Wilson pointed to Perry’s claim that Texas accounts for half of the recent job growth in America as a “devastating message to Barack Obama,” and a great track record to run on, even though reporters are already picking apart his numbers.

“For me as a strategist, that is a home run for what voters are looking for right now. They want someone who can say, “I created jobs.””

Much like Bush before him, Perry will face questions about how much of Texas’ job growth–Perry calls it the “Texas miracle”–is the result of his actions, as the state constitution imparts relatively little power on the executive, dispersing responsibility to a litany of elected officials in Austin.

“Certainly, if you’re a regular working stiff in Texas, the miracle is a really a joke. His job growth record is not as good as George W. Bush’s and not any better than Ann Richards,” said Jim Hightower, the radio commentator and former Texas agriculture commissioner who was unseated by Perry in 1990.

The only thing unique about Perry’s economic record, Hightower claimed, is that “in his 10 years Texas has created more minimum wage jobs than all other states combined.”

In addition to proving he has the substance behind his rhetoric, Perry will have to find a way to continue to warm Tea Party hearts without alienating the moderates who disapprove of the movement and reject draconian cuts to social programs like the ones Perry has instituted to balance the budget in his state. Part of that may be shifting from pretentious provocateur–Perry publicly flirted with secession at a Tea Party rally in 2009–to more of a dog-whistler, as Bush successfully did with Evangelicals, slipping Biblical references into speeches that only those paying close attention would notice.

But if Perry does mean to be president, this is surely his best shot.

“He was way ahead of the Tea Party stuff. He brings to the table, right now, a set of attributes that are bound to be attractive not only to Republican voters but to party leadership. He can appeal to the very conservative grassroots, but at the same time the business community is gonna be comfortable with him,” said Jim Henson, director of the Texas Political Project at UT-Austin.

As the debt ceiling fight sends ripples through financial markets, however, roping in the business community could be a problem: In last fall’s gubernatorial contest, Senator Kay Bailey Hutchinson, a George W. Bush ally, challenged Perry in the primary, stacking her retinue with former presidential advisers and a large swath of big-money donors. Of course, Perry eventually won with ease.

“Perry has been systematically underestimated for the duration of his statewide career in politics,” Henson pointed out. “He’s left the political road littered with defeated opponents who underestimated him.”

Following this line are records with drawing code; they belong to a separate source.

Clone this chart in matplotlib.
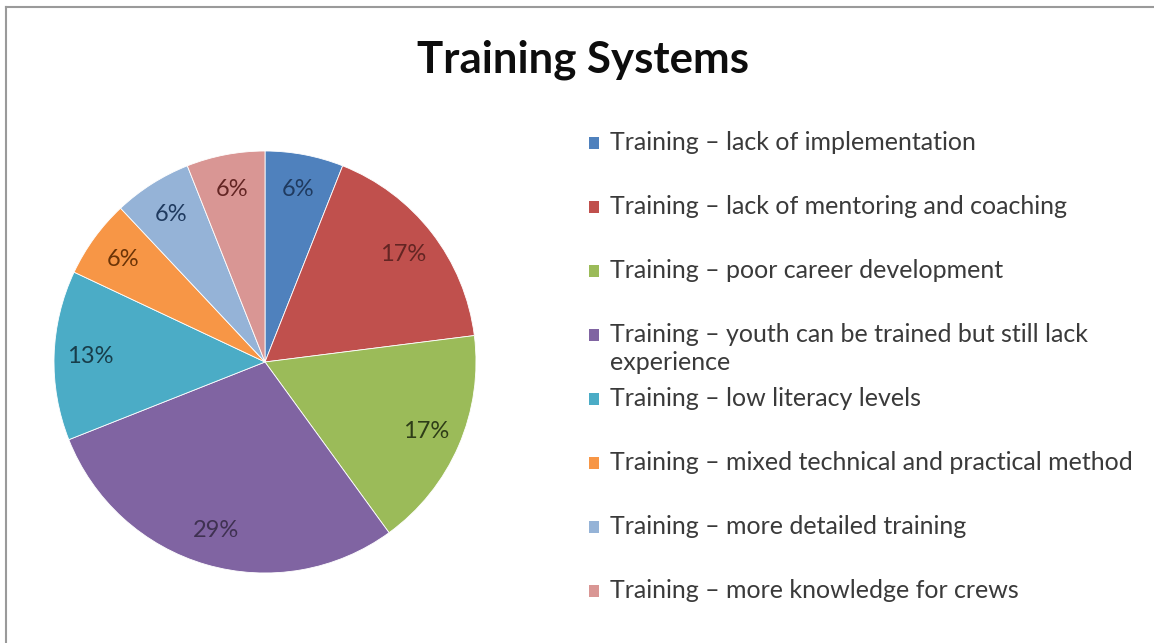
import matplotlib
matplotlib.use("Agg")
import matplotlib.pyplot as plt
from matplotlib.patches import Rectangle
from matplotlib.lines import Line2D

# ---- data ----
categories = [
    "Training \u2013 lack of implementation",
    "Training \u2013 lack of mentoring and coaching",
    "Training \u2013 poor career development",
    "Training \u2013 youth can be trained but still lack\nexperience",
    "Training \u2013 low literacy levels",
    "Training \u2013 mixed technical and practical method",
    "Training \u2013 more detailed training",
    "Training \u2013 more knowledge for crews",
]
values = [6, 17, 17, 29, 13, 6, 6, 6]
colors = ["#4F81BD", "#C0504D", "#9BBB59", "#8064A2",
          "#4BACC6", "#F79646", "#95B3D7", "#D99694"]
label_colors = ["#1F3A5F", "#632523", "#2E3D18", "#3F3151",
                "#183D4A", "#6B3407", "#1F3A5F", "#632523"]
title = "Training Systems"

W, H, DPI = 1154, 643, 100
plt.rcParams['font.family'] = ['Lato', 'DejaVu Sans']
fig = plt.figure(figsize=(W / DPI, H / DPI), dpi=DPI)
fig.patch.set_facecolor("white")

# pie axes: center (265, 362), radius ~211 px
cx, cy, r = 265, 362, 211
ax = fig.add_axes([(cx - r) / W, 1 - (cy + r) / H, 2 * r / W, 2 * r / H])
wedges, texts, autotexts = ax.pie(
    values, colors=colors, startangle=90, counterclock=False,
    autopct=lambda p: f"{p:.0f}%", pctdistance=0.83,
    wedgeprops=dict(edgecolor="white", linewidth=0.6),
    textprops=dict(fontsize=17), radius=1.0)
for t, c in zip(autotexts, label_colors):
    t.set_color(c)
ax.set_xlim(-1, 1)
ax.set_ylim(-1, 1)
ax.set_aspect("equal")
ax.axis("off")

# title
fig.text(583 / W, 1 - 60 / H, title, ha="center", va="center",
         fontsize=31.5, fontweight="bold", color="#0d0d0d")

# legend (manual, Excel-style)
y0, dy = 143, 64
for i, (lab, col) in enumerate(zip(categories, colors)):
    y = y0 + i * dy
    fig.patches.append(Rectangle((589 / W, 1 - (y + 6) / H), 10 / W, 12 / H,
                                 transform=fig.transFigure, facecolor=col,
                                 edgecolor="none"))
    lines = lab.split("\n")
    fig.text(610 / W, 1 - y / H, lines[0], ha="left", va="center",
             fontsize=18, color="#3a3a3a")
    for k, extra in enumerate(lines[1:], start=1):
        fig.text(610 / W, 1 - (y + 27 * k) / H, extra, ha="left",
                 va="center", fontsize=18, color="#3a3a3a")

# frame lines (top and left)
fig.lines.append(Line2D([6 / W, 1], [1 - 7 / H, 1 - 7 / H],
                        transform=fig.transFigure, color="#9a9a9a", lw=1.5))
fig.lines.append(Line2D([6 / W, 6 / W], [0, 1 - 7 / H],
                        transform=fig.transFigure, color="#9a9a9a", lw=1.5))

fig.savefig("out.png", dpi=DPI, facecolor="white")
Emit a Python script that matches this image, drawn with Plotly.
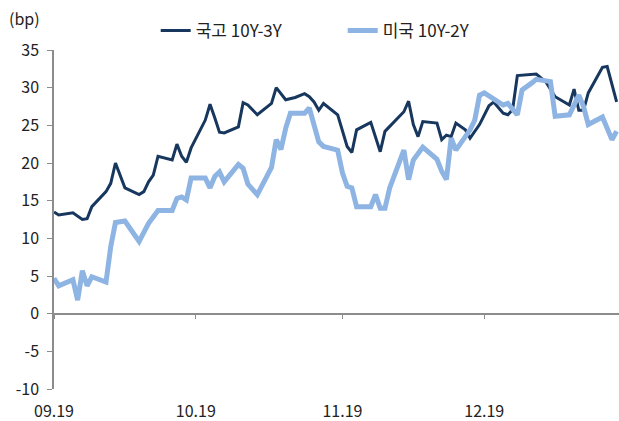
import plotly.graph_objects as go

# 국고 10Y-3Y spread (bp)
kr_dates = [
    "2019-09-02", "2019-09-03", "2019-09-06", "2019-09-08", "2019-09-09", "2019-09-10",
    "2019-09-13", "2019-09-14", "2019-09-15", "2019-09-17", "2019-09-20", "2019-09-21",
    "2019-09-22", "2019-09-23", "2019-09-24", "2019-09-27", "2019-09-28", "2019-09-29",
    "2019-09-30", "2019-10-01", "2019-10-04", "2019-10-05", "2019-10-06", "2019-10-07",
    "2019-10-08", "2019-10-11", "2019-10-12", "2019-10-13", "2019-10-15", "2019-10-18",
    "2019-10-19", "2019-10-21", "2019-10-23", "2019-10-25", "2019-10-26", "2019-10-27",
    "2019-10-28", "2019-10-29", "2019-11-01", "2019-11-02", "2019-11-03", "2019-11-04",
    "2019-11-05", "2019-11-08", "2019-11-10", "2019-11-11", "2019-11-15", "2019-11-16",
    "2019-11-17", "2019-11-18", "2019-11-19", "2019-11-22", "2019-11-23", "2019-11-24",
    "2019-11-25", "2019-11-26", "2019-11-28", "2019-11-29", "2019-12-01", "2019-12-03",
    "2019-12-04", "2019-12-06", "2019-12-07", "2019-12-08", "2019-12-09", "2019-12-13",
    "2019-12-15", "2019-12-17", "2019-12-20", "2019-12-21", "2019-12-22", "2019-12-23",
    "2019-12-24", "2019-12-27", "2019-12-28", "2019-12-30",
]
kr_spread = [
    13.5, 13.1, 13.4, 12.5, 12.6, 14.2,
    16.2, 17.3, 20.0, 16.7, 15.8, 16.2,
    17.5, 18.4, 20.9, 20.4, 22.5, 20.9,
    20.1, 22.0, 25.7, 27.8, 26.0, 24.1,
    24.0, 24.8, 28.0, 27.7, 26.4, 27.9,
    30.0, 28.4, 28.7, 29.2, 28.8, 28.1,
    27.0, 27.9, 26.4, 24.2, 22.2, 21.4,
    24.4, 25.4, 21.5, 24.2, 26.8, 28.2,
    25.1, 23.5, 25.5, 25.3, 23.1, 23.7,
    23.5, 25.3, 24.4, 23.3, 25.1, 27.6,
    28.1, 26.6, 26.4, 27.1, 31.6, 31.8,
    30.8, 28.8, 27.7, 29.8, 27.0, 27.0,
    29.3, 32.7, 32.8, 28.1,
]

# 미국 10Y-2Y spread (bp)
us_dates = [
    "2019-09-02", "2019-09-03", "2019-09-06", "2019-09-07", "2019-09-08", "2019-09-09",
    "2019-09-10", "2019-09-13", "2019-09-14", "2019-09-15", "2019-09-17", "2019-09-20",
    "2019-09-22", "2019-09-24", "2019-09-27", "2019-09-28", "2019-09-29", "2019-09-30",
    "2019-10-01", "2019-10-04", "2019-10-05", "2019-10-06", "2019-10-07", "2019-10-08",
    "2019-10-11", "2019-10-12", "2019-10-13", "2019-10-15", "2019-10-18", "2019-10-19",
    "2019-10-20", "2019-10-21", "2019-10-22", "2019-10-25", "2019-10-26", "2019-10-27",
    "2019-10-28", "2019-10-29", "2019-11-01", "2019-11-02", "2019-11-03", "2019-11-04",
    "2019-11-05", "2019-11-08", "2019-11-09", "2019-11-10", "2019-11-11", "2019-11-12",
    "2019-11-15", "2019-11-16", "2019-11-17", "2019-11-19", "2019-11-22", "2019-11-23",
    "2019-11-24", "2019-11-25", "2019-11-26", "2019-11-29", "2019-11-30", "2019-12-01",
    "2019-12-02", "2019-12-06", "2019-12-07", "2019-12-09", "2019-12-10", "2019-12-12",
    "2019-12-13", "2019-12-16", "2019-12-17", "2019-12-20", "2019-12-22", "2019-12-23",
    "2019-12-24", "2019-12-27", "2019-12-29", "2019-12-30",
]
us_spread = [
    4.7, 3.7, 4.5, 1.8, 5.7, 3.7,
    4.9, 4.2, 8.9, 12.1, 12.3, 9.6,
    12.0, 13.7, 13.7, 15.3, 15.5, 15.1,
    18.0, 18.0, 16.7, 18.2, 18.8, 17.5,
    19.8, 19.3, 17.2, 15.8, 19.4, 23.1,
    21.8, 24.6, 26.6, 26.6, 27.3, 24.8,
    22.8, 22.2, 21.7, 18.7, 16.9, 16.7,
    14.2, 14.2, 15.8, 14.0, 14.0, 16.7,
    21.7, 17.8, 20.4, 22.1, 20.5, 18.9,
    17.8, 23.3, 21.7, 24.4, 25.7, 29.0,
    29.3, 27.7, 27.9, 26.4, 29.7, 30.6,
    31.1, 30.8, 26.2, 26.4, 29.0, 27.5,
    25.1, 26.1, 23.1, 24.2,
]

tick_dates = ["2019-09-02", "2019-10-02", "2019-11-02", "2019-12-02"]
tick_labels = ["09.19", "10.19", "11.19", "12.19"]
y_ticks = [-10, -5, 0, 5, 10, 15, 20, 25, 30, 35]
y_labels = ["-10", "-5", "0", "5", "10", "15", "20", "25", "30", "35"]

FONT = "Noto Sans CJK KR"
AXIS_GRAY = "#8c8c8c"
DARK = "#17375e"
LIGHT = "#8db4e2"

fig = go.Figure()
fig.add_trace(
    go.Scatter(
        x=kr_dates, y=kr_spread, name="국고 10Y-3Y", mode="lines",
        line={"color": DARK, "width": 3},
    )
)
fig.add_trace(
    go.Scatter(
        x=us_dates, y=us_spread, name="미국 10Y-2Y", mode="lines",
        line={"color": LIGHT, "width": 5},
        xaxis="x2",
    )
)

fig.update_layout(
    width=619,
    height=421,
    margin={"l": 54, "r": 0, "t": 50, "b": 32, "autoexpand": False},
    paper_bgcolor="white",
    plot_bgcolor="white",
    font={"family": FONT, "size": 16, "color": "#222222"},
    showlegend=True,
    legend={
        "orientation": "h",
        "x": 0.18,
        "y": 1.056,
        "xanchor": "left",
        "yanchor": "middle",
        "entrywidth": 142,
        "font": {"size": 17},
        "bgcolor": "rgba(0,0,0,0)",
    },
    xaxis={
        "type": "date",
        "range": ["2019-09-02", "2019-12-30 12:00"],
        "tickvals": tick_dates,
        "ticktext": tick_labels,
        "showline": False,
        "showgrid": False,
        "zeroline": False,
        "ticks": "outside",
        "ticklen": 8,
        "tickcolor": "rgba(0,0,0,0)",
        "tickfont": {"size": 16},
    },
    xaxis2={
        "type": "date",
        "matches": "x",
        "overlaying": "x",
        "anchor": "free",
        "position": 10 / 45,
        "side": "bottom",
        "tickvals": tick_dates,
        "showticklabels": False,
        "showline": True,
        "linecolor": AXIS_GRAY,
        "linewidth": 1.5,
        "ticks": "outside",
        "ticklen": 5,
        "tickcolor": AXIS_GRAY,
        "showgrid": False,
        "zeroline": False,
    },
    yaxis={
        "range": [-10, 35],
        "tickvals": y_ticks,
        "ticktext": y_labels,
        "showline": True,
        "linecolor": AXIS_GRAY,
        "linewidth": 1.5,
        "ticks": "outside",
        "ticklen": 5,
        "tickcolor": AXIS_GRAY,
        "ticklabelstandoff": 5,
        "showgrid": False,
        "zeroline": False,
        "tickfont": {"size": 16},
    },
    annotations=[
        {
            "text": "(bp)",
            "xref": "paper",
            "yref": "paper",
            "x": -0.022,
            "y": 1.094,
            "xanchor": "right",
            "yanchor": "middle",
            "showarrow": False,
            "font": {"size": 16},
        }
    ],
)

# drop the default page margin so the 619x421 figure fills the window exactly
fig.write_html(
    "out.html",
    config={"displayModeBar": False},
    post_script="document.body.style.margin='0';",
)
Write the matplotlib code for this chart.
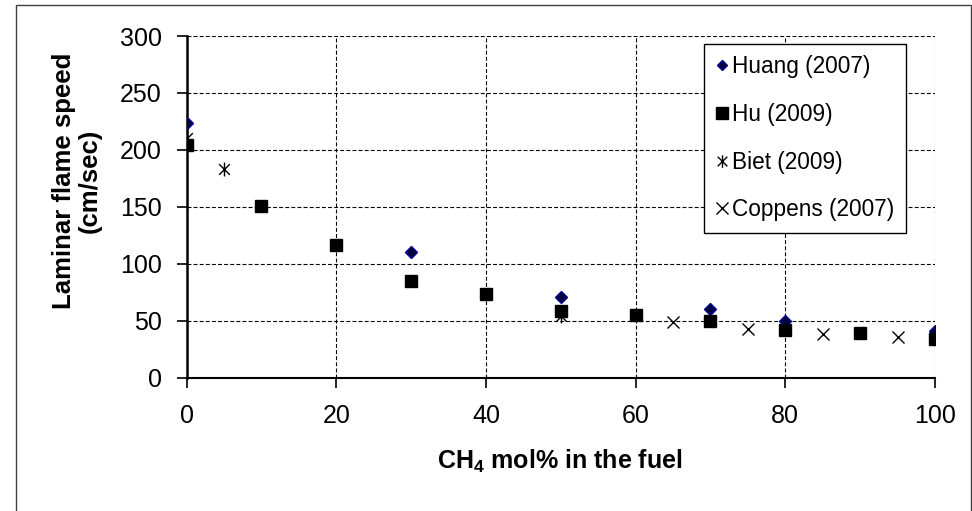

And like any good conservative politician, Perry is a master of right-wing populism, turning factual errors or outrageous remarks into positives by lampooning the “elites” in the media who take notice. Right now, he’s clashing with the White House over the impending execution of Mexican national Humberto Leal — the White House wants to delay and let him get in touch with a Mexican lawyer so they can set a good precedent for Americans arrested in other countries. Perry, of course, will not consider anything resembling a sign of weakness.

“Every time the media and Perry’s opponents have seized on something and thought it would make him look ridiculous, he’s used it to strengthen his standing with the base,” Henson remarked.

But Hightower is skeptical Perry will be able to stand up to the increased scrutiny that inevitably comes with a presidential bid:

“I can’t imagine how he’s going to cope with the kind of inquiry that national media people are going to make into his ineptness.”